[Dataset records]
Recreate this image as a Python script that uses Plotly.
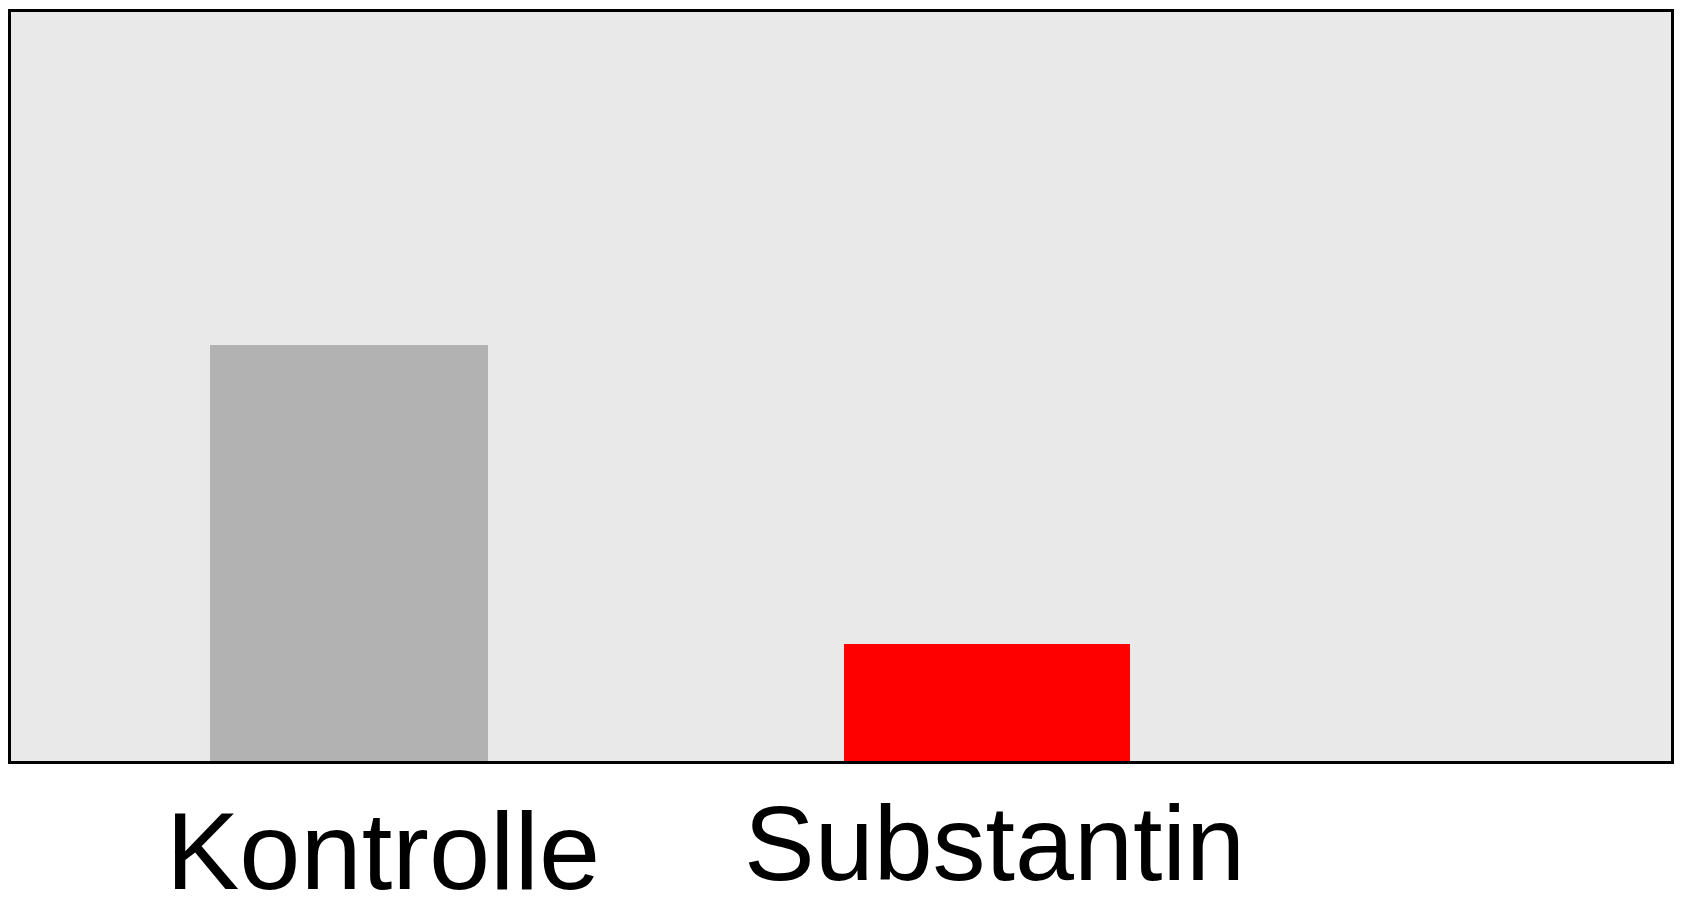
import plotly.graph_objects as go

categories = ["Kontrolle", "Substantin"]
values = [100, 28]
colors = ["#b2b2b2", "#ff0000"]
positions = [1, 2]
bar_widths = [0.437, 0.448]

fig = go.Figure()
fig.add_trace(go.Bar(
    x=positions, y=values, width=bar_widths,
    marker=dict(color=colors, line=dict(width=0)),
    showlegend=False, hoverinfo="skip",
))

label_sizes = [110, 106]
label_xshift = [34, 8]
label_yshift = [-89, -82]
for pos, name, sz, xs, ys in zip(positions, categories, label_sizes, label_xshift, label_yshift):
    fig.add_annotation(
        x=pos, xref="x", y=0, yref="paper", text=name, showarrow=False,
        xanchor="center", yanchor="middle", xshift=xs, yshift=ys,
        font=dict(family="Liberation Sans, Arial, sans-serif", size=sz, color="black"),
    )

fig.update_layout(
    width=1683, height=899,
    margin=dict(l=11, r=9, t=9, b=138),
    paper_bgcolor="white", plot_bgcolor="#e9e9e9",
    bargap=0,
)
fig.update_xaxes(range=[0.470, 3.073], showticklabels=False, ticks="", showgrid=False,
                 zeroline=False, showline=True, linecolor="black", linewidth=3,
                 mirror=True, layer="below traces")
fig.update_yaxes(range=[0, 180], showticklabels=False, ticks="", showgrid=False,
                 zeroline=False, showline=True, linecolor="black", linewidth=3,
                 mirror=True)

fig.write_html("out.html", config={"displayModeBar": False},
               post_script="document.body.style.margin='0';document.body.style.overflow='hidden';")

---

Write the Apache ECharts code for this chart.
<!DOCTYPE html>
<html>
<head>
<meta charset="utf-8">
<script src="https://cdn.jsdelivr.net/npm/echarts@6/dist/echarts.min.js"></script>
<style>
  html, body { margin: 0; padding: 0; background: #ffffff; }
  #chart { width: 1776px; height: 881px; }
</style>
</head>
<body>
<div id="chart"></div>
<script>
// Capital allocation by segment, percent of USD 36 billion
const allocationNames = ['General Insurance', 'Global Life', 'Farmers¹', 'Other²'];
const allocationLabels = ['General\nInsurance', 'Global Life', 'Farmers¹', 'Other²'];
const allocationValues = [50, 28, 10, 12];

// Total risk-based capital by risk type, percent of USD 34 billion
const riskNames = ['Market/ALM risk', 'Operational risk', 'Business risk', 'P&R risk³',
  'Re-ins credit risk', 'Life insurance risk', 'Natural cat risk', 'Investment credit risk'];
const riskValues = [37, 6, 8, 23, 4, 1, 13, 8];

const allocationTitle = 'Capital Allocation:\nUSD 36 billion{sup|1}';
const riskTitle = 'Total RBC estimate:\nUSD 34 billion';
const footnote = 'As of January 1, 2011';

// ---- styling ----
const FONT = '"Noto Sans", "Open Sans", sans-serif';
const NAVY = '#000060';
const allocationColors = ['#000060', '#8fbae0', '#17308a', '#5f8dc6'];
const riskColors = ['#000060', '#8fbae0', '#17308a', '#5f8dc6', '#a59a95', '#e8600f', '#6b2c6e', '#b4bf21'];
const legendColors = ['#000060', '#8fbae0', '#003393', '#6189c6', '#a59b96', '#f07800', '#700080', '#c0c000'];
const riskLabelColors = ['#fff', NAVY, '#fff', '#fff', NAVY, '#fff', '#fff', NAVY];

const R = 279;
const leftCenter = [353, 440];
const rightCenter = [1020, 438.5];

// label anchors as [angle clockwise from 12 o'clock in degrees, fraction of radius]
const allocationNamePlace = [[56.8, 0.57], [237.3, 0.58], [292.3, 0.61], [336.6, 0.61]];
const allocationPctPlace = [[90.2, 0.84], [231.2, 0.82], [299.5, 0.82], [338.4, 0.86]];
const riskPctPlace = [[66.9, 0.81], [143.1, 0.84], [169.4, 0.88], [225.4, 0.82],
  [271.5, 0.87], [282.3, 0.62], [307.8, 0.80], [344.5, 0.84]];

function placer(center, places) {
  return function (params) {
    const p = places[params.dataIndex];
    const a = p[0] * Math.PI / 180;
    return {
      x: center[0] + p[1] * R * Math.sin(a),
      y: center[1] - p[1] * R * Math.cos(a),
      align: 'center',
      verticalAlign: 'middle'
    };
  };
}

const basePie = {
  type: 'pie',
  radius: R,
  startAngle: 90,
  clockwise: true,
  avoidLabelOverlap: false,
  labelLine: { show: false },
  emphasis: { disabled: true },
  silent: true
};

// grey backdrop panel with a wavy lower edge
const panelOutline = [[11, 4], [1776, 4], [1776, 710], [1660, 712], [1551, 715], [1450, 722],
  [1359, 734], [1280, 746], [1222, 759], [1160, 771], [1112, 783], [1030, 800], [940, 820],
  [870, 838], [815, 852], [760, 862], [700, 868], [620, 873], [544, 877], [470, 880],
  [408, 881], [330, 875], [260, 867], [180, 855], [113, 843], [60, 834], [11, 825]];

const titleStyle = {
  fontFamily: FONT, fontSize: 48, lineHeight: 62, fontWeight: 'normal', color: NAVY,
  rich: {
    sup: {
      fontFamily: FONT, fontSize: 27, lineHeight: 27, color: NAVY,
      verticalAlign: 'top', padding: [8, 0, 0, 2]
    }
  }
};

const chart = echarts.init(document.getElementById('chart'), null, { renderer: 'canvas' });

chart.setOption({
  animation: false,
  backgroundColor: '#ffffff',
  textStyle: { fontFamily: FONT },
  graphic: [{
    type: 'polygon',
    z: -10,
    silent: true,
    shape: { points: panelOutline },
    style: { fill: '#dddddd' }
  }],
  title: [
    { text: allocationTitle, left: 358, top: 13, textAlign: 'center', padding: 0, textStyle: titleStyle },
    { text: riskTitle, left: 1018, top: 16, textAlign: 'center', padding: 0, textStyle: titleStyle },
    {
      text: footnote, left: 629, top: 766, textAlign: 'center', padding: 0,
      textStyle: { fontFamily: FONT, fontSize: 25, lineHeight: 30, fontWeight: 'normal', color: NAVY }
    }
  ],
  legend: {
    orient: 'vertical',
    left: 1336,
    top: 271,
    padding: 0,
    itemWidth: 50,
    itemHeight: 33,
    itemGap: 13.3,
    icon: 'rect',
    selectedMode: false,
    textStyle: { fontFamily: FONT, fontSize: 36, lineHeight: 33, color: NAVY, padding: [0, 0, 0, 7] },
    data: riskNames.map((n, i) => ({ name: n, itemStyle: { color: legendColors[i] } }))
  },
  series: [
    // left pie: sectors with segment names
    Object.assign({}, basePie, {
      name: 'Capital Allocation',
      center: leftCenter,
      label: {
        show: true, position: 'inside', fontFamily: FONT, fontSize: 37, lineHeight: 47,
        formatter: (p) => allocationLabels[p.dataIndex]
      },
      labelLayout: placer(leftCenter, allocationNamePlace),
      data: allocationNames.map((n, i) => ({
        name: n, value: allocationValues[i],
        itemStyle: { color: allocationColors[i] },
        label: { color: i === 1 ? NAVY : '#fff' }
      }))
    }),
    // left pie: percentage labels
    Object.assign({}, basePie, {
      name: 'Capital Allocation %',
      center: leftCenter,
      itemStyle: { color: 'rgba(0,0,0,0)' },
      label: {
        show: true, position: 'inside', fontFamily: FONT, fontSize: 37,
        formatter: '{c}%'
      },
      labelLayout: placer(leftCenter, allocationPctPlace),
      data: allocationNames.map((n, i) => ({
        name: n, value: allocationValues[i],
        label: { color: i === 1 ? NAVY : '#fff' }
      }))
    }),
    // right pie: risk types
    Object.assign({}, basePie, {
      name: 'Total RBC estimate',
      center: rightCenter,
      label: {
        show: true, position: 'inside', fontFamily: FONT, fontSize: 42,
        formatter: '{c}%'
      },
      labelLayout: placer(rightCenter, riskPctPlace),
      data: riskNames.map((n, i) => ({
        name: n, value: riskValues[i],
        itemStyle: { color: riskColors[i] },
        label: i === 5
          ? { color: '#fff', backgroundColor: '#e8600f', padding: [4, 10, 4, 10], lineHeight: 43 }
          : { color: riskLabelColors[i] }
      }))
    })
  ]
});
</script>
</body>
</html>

■ **WHAT NEEDS TO BE DONE**
Your task is to quote, unchanged, only the lines from the line bearing "Recreate this image" through the line bearing "bar_widths = [0.437, 0.448]"; the pictures are not part of the copy.

■ **FULL SOLUTION**
Recreate this image as a Python script that uses Plotly.
import plotly.graph_objects as go

categories = ["Kontrolle", "Substantin"]
values = [100, 28]
colors = ["#b2b2b2", "#ff0000"]
positions = [1, 2]
bar_widths = [0.437, 0.448]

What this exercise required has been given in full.